Young people in the UK are being encouraged to participate in work experience schemes in order to boost their chances of employment.

As part of the National Skills Show 2013 young people can find out about all the opportunities available to them to guide them into employment or training – this includes apprenticeships, traineeships and work experience.

The free-to-attend show features colleges, training providers and employers from across the country who can provide advice and support on the best route into a chosen career.

Work experience, a key component of the traineeship scheme, provides employers with a cohort of work-ready young people who have the skills and knowledge required to begin employment.

Skills and Enterprise Minister Matthew Hancock said:

Employers want young people with great experience as well as necessary qualifications. Worthwhile experience within a business gives young people the helping hand they need to secure employment or an apprenticeship.

Work experience, whether paid or unpaid, can be hugely valuable to young people and evidence shows it works and helps people get jobs. So we support all businesses that offer work experience, and are making it as easy as possible to give young people these opportunities.

The traineeship scheme was launched in August 2013 and provides 16 to 23 year olds with the skills, experience and confidence to compete in the labour market – helping them secure apprenticeships or other jobs. Traineeships last a maximum of 6 months and provide work preparation training such as interview preparation and CV writing, support to improve English and maths skills and a high-quality work experience placement.

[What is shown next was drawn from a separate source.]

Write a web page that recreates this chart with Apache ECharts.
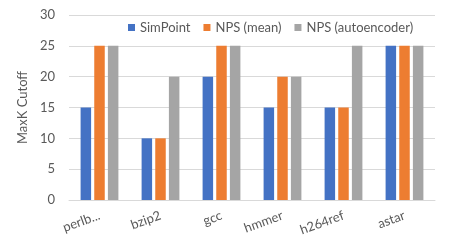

The National Skills Show arrives at the NEC in Birmingham from Thursday 14 November to Saturday 16 November. For more information on the Skills Show, visit www.theskillsshow.com

Notes to Editors:

  1. Traineeships are an education and training programme with work experience, providing 16 to 23 year olds with skills and vital experience that employers are looking for. Employers are at the heart of traineeships, running the programme or offering high quality work experience in partnership with a training provider. The Framework for Delivery for Traineeships was published in July 2013 and is available at ‘Traineeships: framework for delivery’.

  2. Traineeships are a joint BIS-DfE programme. All young people undertaking a traineeship will be required to study English and maths unless they have achieved a GCSE A-C in those subjects or, for those aged 19 and above, a GCSE A-C or a Functional Skills qualification at Level 2.

  3. Young people who want to find out about Traineeships can contact 0800 100 900

  4. The government’s economic policy objective is to achieve ‘strong, sustainable and balanced growth that is more evenly shared across the country and between industries’. It set 4 ambitions in the ‘Plan for Growth’, published at Budget 2011:

  • to create the most competitive tax system in the G20
  • to make the UK the best place in Europe to start, finance and grow a business
  • to encourage investment and exports as a route to a more balanced economy
  • to create a more educated workforce that is the most flexible in Europe

Work is underway across government to achieve these ambitions, including progress on more than 250 measures as part of the Growth Review. Developing an Industrial Strategy gives new impetus to this work by providing businesses, investors and the public with more clarity about the long-term direction in which the government wants the economy to travel.